The public has short memories, and a lot of people were horrified all over again by the video of the attack and the testimony of Caroline Edwards in the first public hearing. Should they have forgotten? Well, human nature is human nature, and people can be disappointing.

However, while it may be natural that they didn’t retain that sense of shock, they certainly should remember facts, including the fact that, when some of Hilary Clinton’s staffers took the Fifth during the Great Email Kerfuffle of 2016, Trump declared that only mobsters do that.

So why have so many of his staff decided to take the Fifth or to defy the committee’s subpoenas entirely?

Taking the Fifth is not an admission of guilt, but it’s certainly inconsistent with what they expected people to do during their fishing expedition, in which, they also seem to have forgotten, Clinton sat for some 11 hours testifying.

Nor do they seem to remember how offended they were by calls to “defund the police” and by public demonstrations against police brutality, when it’s time to discuss their own fans brutally assaulting and even causing the deaths of police at the Capitol.

The point being that, as Goat says, “I feel like we get our news from different sources.”

And that it’s getting hard for cartoonists to come up with parodies in which their comical characters are more batshit crazy than the people who are really out there.

And that we’ve always had paranoid lunatics but we didn’t have major news organizations and political parties exploiting their madness.

Whatever emerges from the hearings, I don’t think it’s going to end in a group hug.

 

The Whole World is Watching

Dave Brown‘s take on the investigations suggests a couple of things, besides that he spends a fair amount of time studying other artists’ work.

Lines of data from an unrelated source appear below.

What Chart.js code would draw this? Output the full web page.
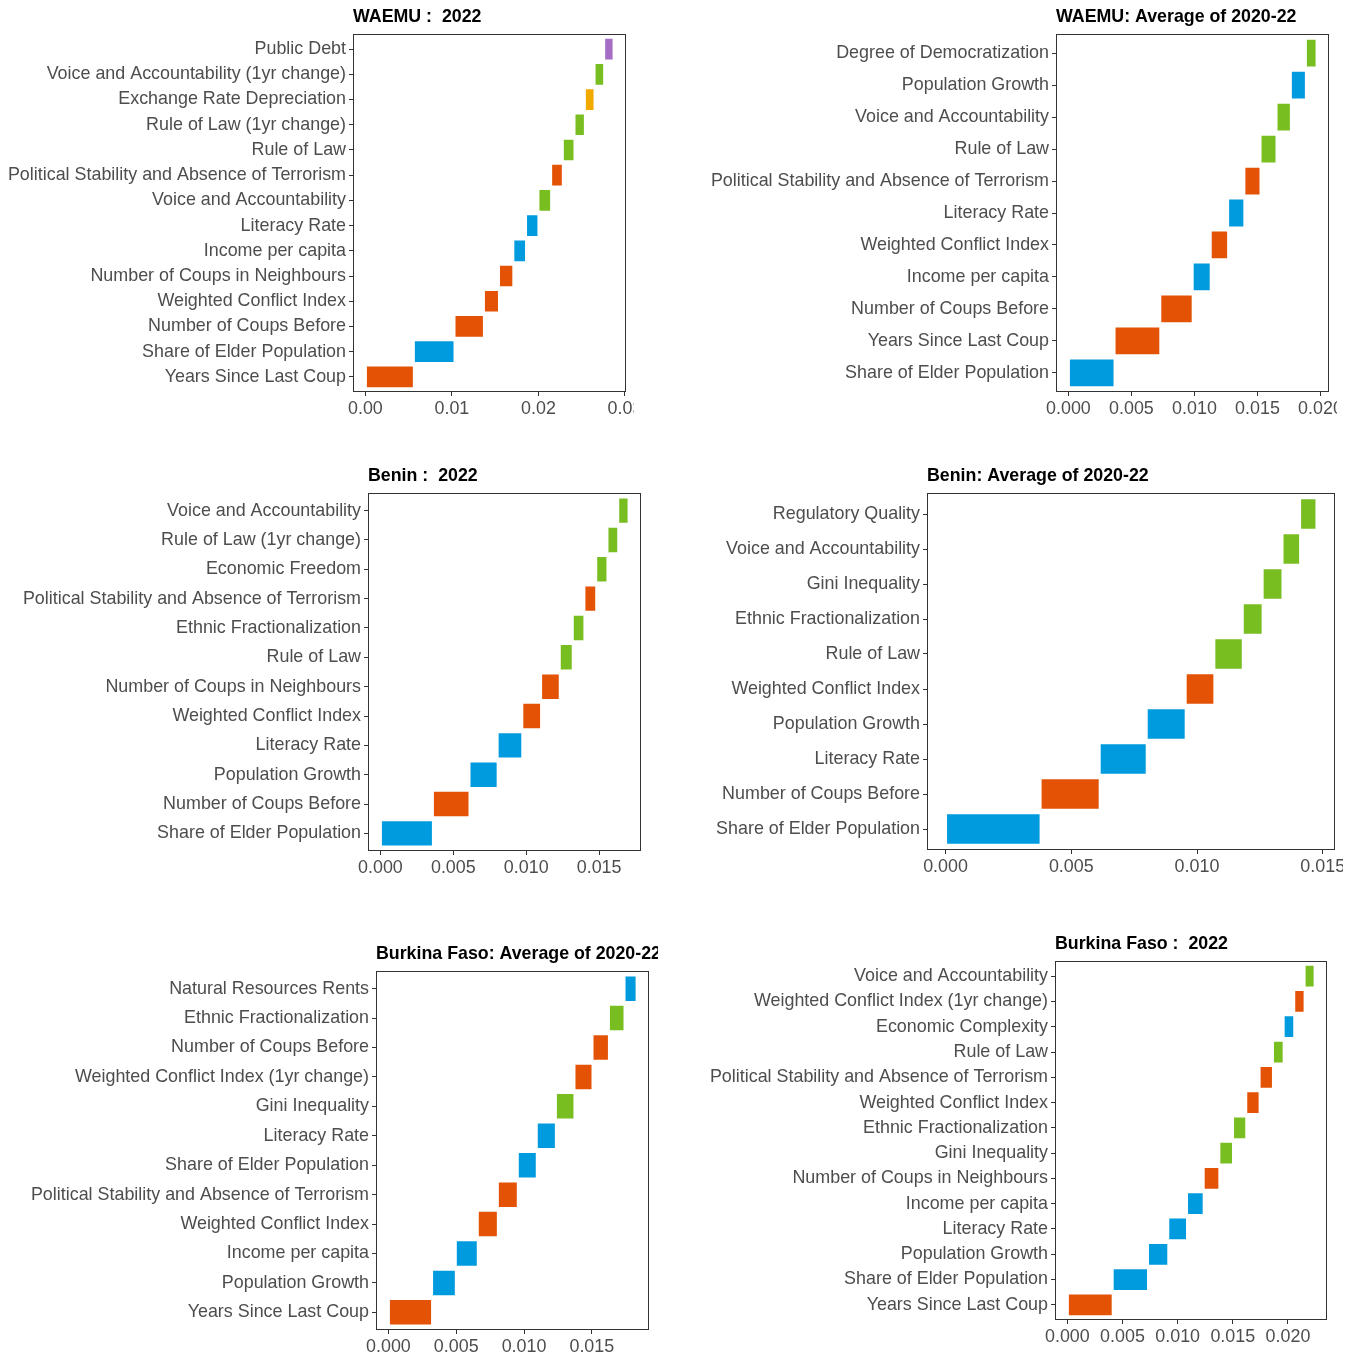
<!DOCTYPE html>
<html>
<head>
<meta charset="utf-8">
<script src="https://cdn.jsdelivr.net/npm/chart.js@4.4.1/dist/chart.umd.min.js"></script>
<style>
  html, body { margin: 0; padding: 0; background: #ffffff; width: 1355px; height: 1353px; overflow: hidden; }
  .panel { position: absolute; overflow: hidden; }
  .panel canvas { position: absolute; left: 0; top: 0; }
</style>
</head>
<body>
<div class="panel" id="waemu2022"><canvas></canvas></div>
<div class="panel" id="waemuAvg"><canvas></canvas></div>
<div class="panel" id="benin2022"><canvas></canvas></div>
<div class="panel" id="beninAvg"><canvas></canvas></div>
<div class="panel" id="burkinaAvg"><canvas></canvas></div>
<div class="panel" id="burkina2022"><canvas></canvas></div>
<script>
// Contribution of each driver, listed from the bottom bar to the top bar.

// WAEMU : 2022
const waemu2022Labels = [
  "Years Since Last Coup", "Share of Elder Population", "Number of Coups Before",
  "Weighted Conflict Index", "Number of Coups in Neighbours", "Income per capita",
  "Literacy Rate", "Voice and Accountability", "Political Stability and Absence of Terrorism",
  "Rule of Law", "Rule of Law (1yr change)", "Exchange Rate Depreciation",
  "Voice and Accountability (1yr change)", "Public Debt"
];
const waemu2022Values = [0.0056, 0.0047, 0.0034, 0.00174, 0.00166, 0.00147, 0.00143, 0.00147, 0.00135, 0.00135, 0.0012, 0.00112, 0.00111, 0.00109];
const waemu2022Groups = ["conflict", "structural", "conflict", "conflict", "conflict", "structural", "structural", "governance", "conflict", "governance", "governance", "external", "governance", "fiscal"];
const waemu2022Ticks = ["0.00", "0.01", "0.02", "0.03"];

// WAEMU: Average of 2020-22
const waemuAvgLabels = [
  "Share of Elder Population", "Years Since Last Coup", "Number of Coups Before",
  "Income per capita", "Weighted Conflict Index", "Literacy Rate",
  "Political Stability and Absence of Terrorism", "Rule of Law", "Voice and Accountability",
  "Population Growth", "Degree of Democratization"
];
const waemuAvgValues = [0.00366, 0.00363, 0.00257, 0.00143, 0.00138, 0.00129, 0.00128, 0.00127, 0.00114, 0.00119, 0.00085];
const waemuAvgGroups = ["structural", "conflict", "conflict", "structural", "conflict", "structural", "conflict", "governance", "governance", "structural", "governance"];
const waemuAvgTicks = ["0.000", "0.005", "0.010", "0.015", "0.020"];

// Benin : 2022
const benin2022Labels = [
  "Share of Elder Population", "Number of Coups Before", "Population Growth",
  "Literacy Rate", "Weighted Conflict Index", "Number of Coups in Neighbours",
  "Rule of Law", "Ethnic Fractionalization", "Political Stability and Absence of Terrorism",
  "Economic Freedom", "Rule of Law (1yr change)", "Voice and Accountability"
];
const benin2022Values = [0.0036, 0.00251, 0.00193, 0.00169, 0.00129, 0.00128, 0.00089, 0.0008, 0.00081, 0.00077, 0.00074, 0.00071];
const benin2022Groups = ["structural", "conflict", "structural", "structural", "conflict", "conflict", "governance", "governance", "conflict", "governance", "governance", "governance"];
const benin2022Ticks = ["0.000", "0.005", "0.010", "0.015"];

// Benin: Average of 2020-22
const beninAvgLabels = [
  "Share of Elder Population", "Number of Coups Before", "Literacy Rate",
  "Population Growth", "Weighted Conflict Index", "Rule of Law",
  "Ethnic Fractionalization", "Gini Inequality", "Voice and Accountability",
  "Regulatory Quality"
];
const beninAvgValues = [0.00378, 0.00235, 0.00187, 0.00155, 0.00114, 0.00113, 0.00079, 0.00079, 0.0007, 0.00065];
const beninAvgGroups = ["structural", "conflict", "structural", "structural", "conflict", "governance", "governance", "governance", "governance", "governance"];
const beninAvgTicks = ["0.000", "0.005", "0.010", "0.015"];

// Burkina Faso: Average of 2020-22
const burkinaAvgLabels = [
  "Years Since Last Coup", "Population Growth", "Income per capita",
  "Weighted Conflict Index", "Political Stability and Absence of Terrorism", "Share of Elder Population",
  "Literacy Rate", "Gini Inequality", "Weighted Conflict Index (1yr change)",
  "Number of Coups Before", "Ethnic Fractionalization", "Natural Resources Rents"
];
const burkinaAvgValues = [0.00322, 0.00175, 0.00162, 0.00148, 0.00147, 0.0014, 0.00141, 0.00137, 0.00133, 0.00121, 0.00115, 0.00089];
const burkinaAvgGroups = ["conflict", "structural", "structural", "conflict", "conflict", "structural", "structural", "governance", "conflict", "conflict", "governance", "structural"];
const burkinaAvgTicks = ["0.000", "0.005", "0.010", "0.015"];

// Burkina Faso : 2022
const burkina2022Labels = [
  "Years Since Last Coup", "Share of Elder Population", "Population Growth",
  "Literacy Rate", "Income per capita", "Number of Coups in Neighbours",
  "Gini Inequality", "Ethnic Fractionalization", "Weighted Conflict Index",
  "Political Stability and Absence of Terrorism", "Rule of Law", "Economic Complexity",
  "Weighted Conflict Index (1yr change)", "Voice and Accountability"
];
const burkina2022Values = [0.00411, 0.0032, 0.00184, 0.0017, 0.00151, 0.00142, 0.00124, 0.0012, 0.00121, 0.00121, 0.00097, 0.00096, 0.00094, 0.00091];
const burkina2022Groups = ["conflict", "structural", "structural", "structural", "structural", "conflict", "governance", "governance", "conflict", "conflict", "governance", "structural", "conflict", "governance"];
const burkina2022Ticks = ["0.000", "0.005", "0.010", "0.015", "0.020"];

// Fill colour for each driver group
const groupColors = {
  conflict: "#E35205",
  structural: "#009ADE",
  governance: "#78BE21",
  external: "#F2A900",
  fiscal: "#A56EC4"
};

const TEXT_FONT = "'Liberation Sans', Arial, sans-serif";
const AXIS_TEXT = "#4D4D4D";
const AXIS_LINE = "#333333";
const AXIS_FONT_SIZE = 17.9;

// Panel geometry: container box (clips overflow) and plot frame edges, in page pixels
const panels = [
  { id: "waemu2022", title: "WAEMU :  2022", labels: waemu2022Labels, values: waemu2022Values, groups: waemu2022Groups, ticks: waemu2022Ticks,
    box: [0, 0, 634, 440], frame: [353, 626, 34, 392] },
  { id: "waemuAvg", title: "WAEMU: Average of 2020-22", labels: waemuAvgLabels, values: waemuAvgValues, groups: waemuAvgGroups, ticks: waemuAvgTicks,
    box: [640, 0, 697, 440], frame: [1056, 1329, 34, 392] },
  { id: "benin2022", title: "Benin :  2022", labels: benin2022Labels, values: benin2022Values, groups: benin2022Groups, ticks: benin2022Ticks,
    box: [0, 440, 660, 450], frame: [368, 641, 493, 851] },
  { id: "beninAvg", title: "Benin: Average of 2020-22", labels: beninAvgLabels, values: beninAvgValues, groups: beninAvgGroups, ticks: beninAvgTicks,
    box: [660, 440, 683, 450], frame: [927, 1335, 493, 850] },
  { id: "burkinaAvg", title: "Burkina Faso: Average of 2020-22", labels: burkinaAvgLabels, values: burkinaAvgValues, groups: burkinaAvgGroups, ticks: burkinaAvgTicks,
    box: [0, 900, 658, 453], frame: [376, 649, 971, 1330] },
  { id: "burkina2022", title: "Burkina Faso :  2022", labels: burkina2022Labels, values: burkina2022Values, groups: burkina2022Groups, ticks: burkina2022Ticks,
    box: [660, 900, 695, 453], frame: [1055, 1327, 961, 1320] }
];

// Panel border and left-aligned title drawn around the plot area
const framePlugin = {
  id: "panelFrame",
  afterDraw(chart, args, opts) {
    const { ctx, chartArea: a } = chart;
    ctx.save();
    ctx.strokeStyle = AXIS_LINE;
    ctx.lineWidth = 1;
    ctx.strokeRect(Math.round(a.left) + 0.5, Math.round(a.top) + 0.5,
                   Math.round(a.right - a.left) - 1, Math.round(a.bottom - a.top) - 1);
    ctx.fillStyle = "#000000";
    ctx.font = "bold 17.8px " + TEXT_FONT;
    ctx.textAlign = "left";
    ctx.textBaseline = "middle";
    ctx.fillText(opts.text, a.left, a.top - 16.5);
    ctx.restore();
  }
};

const X_AXIS_HEIGHT = 32;
const RIGHT_ROOM = 30;
// Discrete axis padding of 0.6 category on each end
const CATEGORY_PAD = 0.6;

panels.forEach(p => {
  const [bx, by, bw, bh] = p.box;
  const [fl, fr, ft, fb] = p.frame;
  const host = document.getElementById(p.id);
  host.style.left = bx + "px";
  host.style.top = by + "px";
  host.style.width = bw + "px";
  host.style.height = bh + "px";

  const canvas = host.querySelector("canvas");
  canvas.width = fr - bx + RIGHT_ROOM;
  canvas.height = fb - by + X_AXIS_HEIGHT;
  canvas.style.width = canvas.width + "px";
  canvas.style.height = canvas.height + "px";

  // Waterfall: each bar starts where the previous one ends
  let running = 0;
  const ranges = p.values.map(v => [running, (running += v)]);
  const total = running;
  const tickValues = p.ticks.map(Number);

  new Chart(canvas, {
    type: "bar",
    data: {
      labels: p.labels,
      datasets: [{
        data: ranges,
        backgroundColor: p.groups.map(g => groupColors[g]),
        borderColor: "rgba(255,255,255,0.75)",
        borderWidth: 1,
        borderSkipped: false,
        barPercentage: 0.9,
        categoryPercentage: 1.0
      }]
    },
    options: {
      indexAxis: "y",
      responsive: false,
      animation: false,
      devicePixelRatio: 1,
      layout: { padding: { left: 0, right: RIGHT_ROOM, top: ft - by, bottom: 0 } },
      plugins: {
        legend: { display: false },
        tooltip: { enabled: false },
        title: { display: false },
        panelFrame: { text: p.title }
      },
      scales: {
        x: {
          type: "linear",
          min: -0.05 * total,
          max: 1.05 * total,
          border: { display: false },
          grid: { display: true, drawOnChartArea: false, drawTicks: true, tickLength: 4, color: AXIS_LINE, lineWidth: 1 },
          ticks: {
            autoSkip: false, maxRotation: 0, padding: 2,
            color: AXIS_TEXT, font: { family: TEXT_FONT, size: AXIS_FONT_SIZE },
            callback: (value) => {
              const i = tickValues.findIndex(t => Math.abs(t - value) < 1e-9);
              return i >= 0 ? p.ticks[i] : "";
            }
          },
          afterBuildTicks: (scale) => { scale.ticks = tickValues.map(v => ({ value: v })); },
          afterFit: (scale) => { scale.height = X_AXIS_HEIGHT; }
        },
        y: {
          type: "category",
          reverse: true,
          offset: true,
          border: { display: false },
          grid: { display: true, offset: false, drawOnChartArea: false, drawTicks: true, tickLength: 4, color: AXIS_LINE, lineWidth: 1 },
          ticks: {
            autoSkip: false, padding: 3,
            color: AXIS_TEXT, font: { family: TEXT_FONT, size: AXIS_FONT_SIZE }
          },
          afterBuildTicks: (scale) => {
            const n = scale.max - scale.min + 1;
            scale._startValue = scale.min - CATEGORY_PAD;
            scale._valueRange = n - 1 + 2 * CATEGORY_PAD;
          },
          afterFit: (scale) => { scale.width = fl - bx; }
        }
      }
    },
    plugins: [framePlugin]
  });
});
</script>
</body>
</html>
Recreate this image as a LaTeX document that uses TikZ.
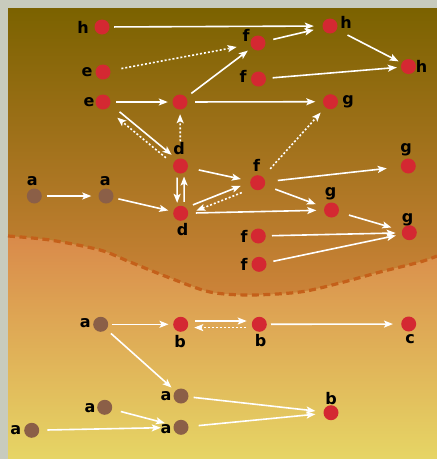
\documentclass[tikz,border=0pt]{standalone}
\usepackage{fontspec}
\setmainfont{DejaVu Sans}
\usetikzlibrary{arrows.meta,calc}
\definecolor{bgray}{HTML}{C8CBBD}
\definecolor{topc}{HTML}{7B6200}
\definecolor{midc}{HTML}{FA965A}
\definecolor{lowtop}{HTML}{D98A4A}
\definecolor{lowbot}{HTML}{E6D565}
\definecolor{dashc}{HTML}{C4601A}
\definecolor{nred}{HTML}{D42832}
\definecolor{nbrown}{HTML}{8B5F47}
\begin{document}
\begin{tikzpicture}[x=1pt,y=-1pt,
  rn/.style={circle,fill=nred,minimum size=15pt,inner sep=0pt},
  bn/.style={circle,fill=nbrown,minimum size=15pt,inner sep=0pt},
  lab/.style={inner sep=0pt,font=\fontsize{16}{16}\selectfont\bfseries},
  sh/.style 2 args={shorten <=#1pt,shorten >=#2pt},
  edge/.style={draw=white,line width=1.6pt,-{Stealth[length=9pt,width=7pt,inset=2pt]},sh={5}{7}},
  dotedge/.style={edge,dash pattern=on 2pt off 2pt}
]
\useasboundingbox (0,0) rectangle (437,459);
% background
\fill[bgray] (0,0) rectangle (437,459);
\shade[top color=topc,bottom color=midc] (8,8) rectangle (437,459);
\shade[top color=lowtop,bottom color=lowbot]
  plot[smooth] coordinates {(8,236) (50,240) (100,250) (130,262) (170,278) (210,292) (250,295) (300,292) (340,283) (380,272) (420,262) (437,256)}
  -- (437,459) -- (8,459) -- cycle;
\draw[dashc,line width=3.2pt,dash pattern=on 7pt off 4.5pt]
  plot[smooth] coordinates {(8,236) (50,240) (100,250) (130,262) (170,278) (210,292) (250,295) (300,292) (340,283) (380,272) (420,262) (437,256)};

% nodes
\node[rn] (h1) at (102,27) {};   \node[lab] (lh1) at (83,27) {h};
\node[rn] (e1) at (103,72) {};   \node[lab] (le1) at (87,72) {e};
\node[rn] (e2) at (103,102) {};  \node[lab] (le2) at (89,102) {e};
\node[rn] (n1) at (180,102) {};
\node[rn] (f1) at (258,43) {};   \node[lab] (lf1) at (246,35) {f};
\node[rn] (f2) at (258.5,79) {}; \node[lab] (lf2) at (243,76) {f};
\node[rn] (h2) at (330,26) {};   \node[lab] (lh2) at (346,22) {h};
\node[rn] (h3) at (408.5,66.5) {}; \node[lab] (lh3) at (421.5,66) {h};
\node[rn] (g1) at (330.5,101.7) {}; \node[lab] (lg1) at (348,102) {g};
\node[rn] (d1) at (180.5,166) {}; \node[lab] (ld1) at (179,148.5) {d};
\node[rn] (d2) at (180.7,213.3) {}; \node[lab] (ld2) at (182.5,230) {d};
\node[bn] (a1) at (34.3,196) {};  \node[lab] (la1) at (32.3,181.3) {a};
\node[bn] (a2) at (106,196) {};   \node[lab] (la2) at (105.3,181.3) {a};
\node[rn] (f3) at (257.7,182.7) {}; \node[lab] (lf3) at (256.7,165) {f};
\node[rn] (g2) at (408.3,166) {}; \node[lab] (lg2) at (406,149.3) {g};
\node[rn] (g3) at (331.5,210) {}; \node[lab] (lg3) at (330.7,193.3) {g};
\node[rn] (g4) at (409.3,232.7) {}; \node[lab] (lg4) at (407.7,219.3) {g};
\node[rn] (f4) at (258.3,236) {}; \node[lab] (lf4) at (244,236.7) {f};
\node[rn] (f5) at (259,264.3) {}; \node[lab] (lf5) at (244,264) {f};
\node[bn] (a3) at (100.7,324.3) {}; \node[lab] (la3) at (85.3,323.3) {a};
\node[rn] (b1) at (180.7,324.3) {}; \node[lab] (lb1) at (180,341.7) {b};
\node[rn] (b2) at (259.3,324.3) {}; \node[lab] (lb2) at (260.7,341) {b};
\node[rn] (c1) at (408.7,324) {}; \node[lab] (lc1) at (410,339) {c};
\node[bn] (a4) at (181,396) {};   \node[lab] (la4) at (166,396) {a};
\node[bn] (a5) at (104.7,407.3) {}; \node[lab] (la5) at (90,408) {a};
\node[bn] (a6) at (181,427.3) {}; \node[lab] (la6) at (166,428.7) {a};
\node[bn] (a7) at (31.7,430.3) {}; \node[lab] (la7) at (15.7,430) {a};
\node[rn] (b3) at (331,412.7) {}; \node[lab] (lb3) at (331,399) {b};

% edges
\draw[edge,sh={4.5}{8.5}] (h1) -- (h2);
\draw[edge,sh={8}{9}] (f1) -- (h2);
\draw[edge,sh={12}{3.5}] (h2) -- (h3);
\draw[edge,sh={6.5}{4}] (f2) -- (h3);
\draw[edge,sh={5.5}{4.5}] (e2) -- (n1);
\draw[edge,sh={6.5}{5}] (n1) -- (f1);
\draw[edge,sh={7.5}{7.5}] (n1) -- (g1);
\draw[dotedge,sh={11}{14}] (e1) -- (f1);
\draw[dotedge,sh={17}{4.5}] (d1) -- (n1);
\draw[dotedge,sh={11}{7}] (f3) -- (g1);
\draw[edge,sh={19}{14}] ($(e2)+(1.9,-2.3)$) -- ($(d1)+(1.9,-2.3)$);
\draw[dotedge,sh={16.5}{21}] ($(d1)+(-1.9,2.3)$) -- ($(e2)+(-1.9,2.3)$);
\draw[edge,sh={11.5}{10.5}] ($(d1)+(-3.5,0)$) -- ($(d2)+(-3.5,0)$);
\draw[edge,sh={11.5}{10.5}] ($(d2)+(3.5,0)$) -- ($(d1)+(3.5,0)$);
\draw[edge,sh={11}{9.5}] (d1) -- (f3);
\draw[edge,sh={14.5}{17}] ($(d2)+(-1.2,-3.1)$) -- ($(f3)+(-1.2,-3.1)$);
\draw[dotedge,sh={18.5}{15.5}] ($(f3)+(1.2,3.1)$) -- ($(d2)+(1.2,3.1)$);
\draw[edge,sh={7.5}{7.5}] (d2) -- (g3);
\draw[edge,sh={4.5}{7}] (a1) -- (a2);
\draw[edge,sh={5}{5}] (a2) -- (d2);
\draw[edge,sh={12.5}{14}] (f3) -- (g2);
\draw[edge,sh={11}{9}] (f3) -- (g3);
\draw[edge,sh={10.5}{11}] (g3) -- (g4);
\draw[edge,sh={6}{6}] (f4) -- (g4);
\draw[edge,sh={7}{6}] (f5) -- (g4);
\draw[edge,sh={3.5}{4.5}] (a3) -- (b1);
\draw[edge,sh={14.3}{12.6}] ($(b1)+(0,-3.3)$) -- ($(b2)+(0,-3.3)$);
\draw[dotedge,sh={13.3}{13.6}] ($(b2)+(0,3.3)$) -- ($(b1)+(0,3.3)$);
\draw[edge,sh={4}{8}] (b2) -- (c1);
\draw[edge,sh={6}{5}] (a3) -- (a4);
\draw[edge,sh={9}{9}] (a5) -- (a6);
\draw[edge,sh={8}{12.5}] (a7) -- (a6);
\draw[edge,sh={5}{8}] (a4) -- (b3);
\draw[edge,sh={10}{8}] (a6) -- (b3);
\end{tikzpicture}
\end{document}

One is that the British press is a lot less chickenshit that the American press, given that we’ve just seen a major chain decide not to run opinions for fear of offending its remaining readers. I promise you that a cartoon featuring a naked president and variations on the F-bomb would not see the light of day in this country, while grotesqueries are a vital part of political cartooning in Britain.

Which may be why their vibrant, opinionated newspapers seem to be doing better than the flavorless pablum served over here.

 

But the other matter is that we don’t seem to be fooling anyone, either in the UK or, given David Rowe‘s view of the matter, in Australia.

I’m holding out a glimmer of hope that maybe we just can’t fool people named “David.”

On a Bulwark podcast this past week, Dispatch editor David French observed that, while we think of “American Exceptionalism” as meaning we’re better than anyone else, the rest of the world may well see “exceptional” in its actual definition of “really different,” and not in a particularly good way.

And if the David-factor seems unlikely, it’s equally vain to hope that it’s only the January 6 thing that has other countries failing to adequately admire us.

 

While Brown riffs on Goya, Peter Brookes borrows from Tenniel to make the accusation that our attitude towards good government is all but indistinguishable from Putin’s.

For those who don’t follow international news closely, this is not a compliment.

Though, going back to Pearls, I realize that there’s a significant element among our fellow citizens that admires both men and is beyond the reach of sarcasm.

Howsoever, even the most brainwashed partisan would have to be incredibly thick not to catch Alan Moir‘s accusation that the most powerful nuclear power on the planet — capable of wiping out the rest of the world — is terrified and unable to protect its own children because of a pissant domestic lobbying group.

As David French suggested at the Bulwark, the “exceptional” factor here is not necessarily that Moir’s nation, Australia, took immediate steps to limit gun possession in the wake of a mass shooting, but that Americans are simply by nature more violent than other people and have been from the start.

Which analysis gains particular significance given that Australia began as a penal colony and yet is currently less murderous than we are.

Sigh.

Whether we can hear it or not, the universe is laughing behind our backs.